The following sentence is from a monograph on Chinese writing:

'If one were to label as zhuanzhu only those phonograms which were derived from existing characters to which phonetic elements were added, and were to continue to label those phonograms which were derived from existing characters to which semantic symbols were added, then the distinction between phonograms and the zhuanzhu would be more rational.'
I am having a little trouble interpreting its meaning, and I was wondering if I could get some insights into the matter.

In particular, the syntactical analysis of the second independent clause is not clear to me, i.e.,
'were to continue to label those phonograms which were derived from existing characters to which semantic symbols were added'.

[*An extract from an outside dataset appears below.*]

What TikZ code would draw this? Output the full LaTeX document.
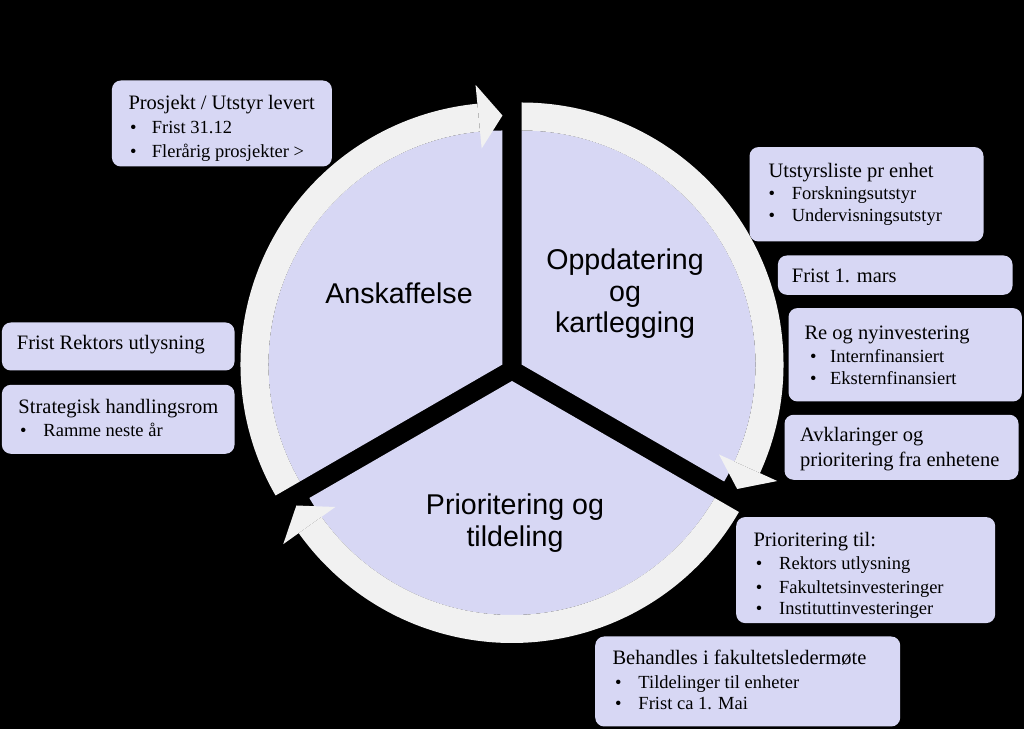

There seems to be two possible analyses here, depending on whether 'those' is taken to be a demonstrative pronoun or a demonstrative adjective:
1) 'label' is complex-transition (to use Huddleston's terminology), with'those which were derived ...' as the direct object, and 'phonograms' as the complement; or
2) 'label' is monotransitive, with 'those phonograms which were derived...' as the direct object.
Syntactically, the second option seems more likely from a stand-alone viewpoint, yet, given an almost parallel construction in the first independent clause, it would seem that the first option should be favoured.
However, neither seems entirely satisfactory to me. Is there perhaps another possible analysis which I have missed? I suppose the question is really: Are the zhuanzhu phonograms or not?
Unfortunately, I am rather wont to mistake complex sentences upon first reading, but I can usually figure out the correct construction in the end. This sentence has thus far eluded me, so I was hoping someone might be able to shed some light. FWIW, I think this is a poorly written sentence.
Sebastian.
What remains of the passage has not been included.